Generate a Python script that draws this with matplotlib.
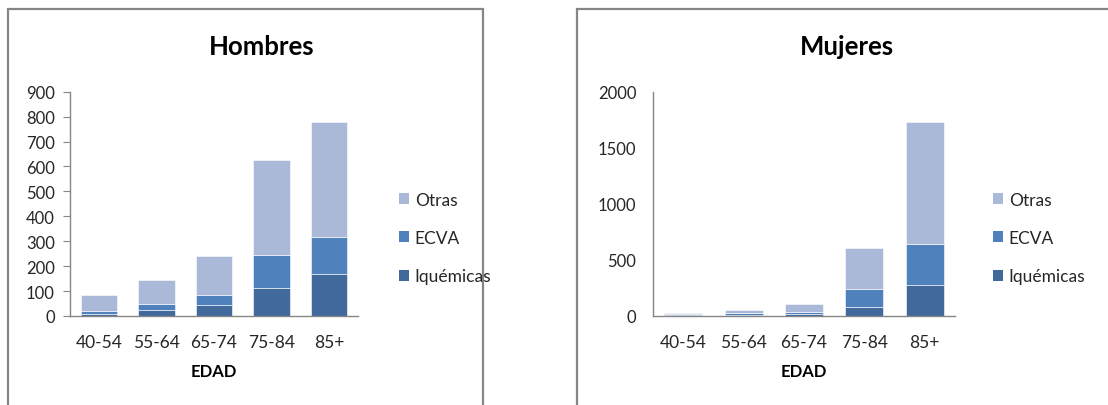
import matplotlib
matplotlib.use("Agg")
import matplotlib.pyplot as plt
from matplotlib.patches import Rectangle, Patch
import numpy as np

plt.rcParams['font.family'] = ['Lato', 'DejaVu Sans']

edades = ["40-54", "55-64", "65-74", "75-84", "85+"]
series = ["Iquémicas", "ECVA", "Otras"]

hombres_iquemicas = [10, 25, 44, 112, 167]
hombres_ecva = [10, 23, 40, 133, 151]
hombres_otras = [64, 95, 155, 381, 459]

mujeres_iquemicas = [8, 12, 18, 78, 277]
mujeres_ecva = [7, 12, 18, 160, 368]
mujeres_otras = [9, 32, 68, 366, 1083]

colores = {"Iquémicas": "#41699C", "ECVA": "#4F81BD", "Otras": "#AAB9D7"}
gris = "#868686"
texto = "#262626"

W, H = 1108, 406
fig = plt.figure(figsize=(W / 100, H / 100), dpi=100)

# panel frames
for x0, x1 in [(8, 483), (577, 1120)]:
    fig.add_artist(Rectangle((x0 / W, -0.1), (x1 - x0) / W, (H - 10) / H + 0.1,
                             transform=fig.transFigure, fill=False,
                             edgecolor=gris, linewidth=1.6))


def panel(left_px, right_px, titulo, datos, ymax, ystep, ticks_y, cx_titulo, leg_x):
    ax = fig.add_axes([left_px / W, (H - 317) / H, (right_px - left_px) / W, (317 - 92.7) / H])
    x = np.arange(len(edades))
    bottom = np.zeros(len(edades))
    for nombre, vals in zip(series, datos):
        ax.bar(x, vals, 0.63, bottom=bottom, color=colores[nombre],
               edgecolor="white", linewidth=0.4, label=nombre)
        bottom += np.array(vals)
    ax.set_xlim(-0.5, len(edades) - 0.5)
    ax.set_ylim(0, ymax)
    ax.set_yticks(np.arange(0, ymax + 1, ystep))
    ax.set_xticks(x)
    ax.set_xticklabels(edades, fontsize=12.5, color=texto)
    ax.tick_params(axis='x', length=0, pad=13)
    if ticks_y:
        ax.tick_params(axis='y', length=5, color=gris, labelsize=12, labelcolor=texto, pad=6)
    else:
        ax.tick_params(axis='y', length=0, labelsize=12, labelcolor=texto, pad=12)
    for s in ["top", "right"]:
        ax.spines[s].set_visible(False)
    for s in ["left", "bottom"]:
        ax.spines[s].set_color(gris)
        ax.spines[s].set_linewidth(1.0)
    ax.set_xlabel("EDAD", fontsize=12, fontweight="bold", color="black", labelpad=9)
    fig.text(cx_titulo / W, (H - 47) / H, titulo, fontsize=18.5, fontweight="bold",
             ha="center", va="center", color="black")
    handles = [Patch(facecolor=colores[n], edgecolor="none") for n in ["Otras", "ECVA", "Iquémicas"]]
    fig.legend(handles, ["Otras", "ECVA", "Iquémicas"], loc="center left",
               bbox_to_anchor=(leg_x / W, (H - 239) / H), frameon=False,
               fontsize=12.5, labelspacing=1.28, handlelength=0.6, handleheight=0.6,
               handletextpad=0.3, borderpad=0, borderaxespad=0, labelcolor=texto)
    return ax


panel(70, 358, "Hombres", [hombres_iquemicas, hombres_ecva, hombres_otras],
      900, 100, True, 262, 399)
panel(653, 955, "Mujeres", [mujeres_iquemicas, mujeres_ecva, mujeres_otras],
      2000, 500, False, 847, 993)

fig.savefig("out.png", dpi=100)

========================================================================

■ DIRECTIONS ■
Your task is to reproduce exactly the lines from the start of the data above through the line containing "hombres_otras = [64, 95, 155, 381, 459]", leaving every picture out.

■ EXERCISE OUTPUT ■
Generate a Python script that draws this with matplotlib.
import matplotlib
matplotlib.use("Agg")
import matplotlib.pyplot as plt
from matplotlib.patches import Rectangle, Patch
import numpy as np

plt.rcParams['font.family'] = ['Lato', 'DejaVu Sans']

edades = ["40-54", "55-64", "65-74", "75-84", "85+"]
series = ["Iquémicas", "ECVA", "Otras"]

hombres_iquemicas = [10, 25, 44, 112, 167]
hombres_ecva = [10, 23, 40, 133, 151]
hombres_otras = [64, 95, 155, 381, 459]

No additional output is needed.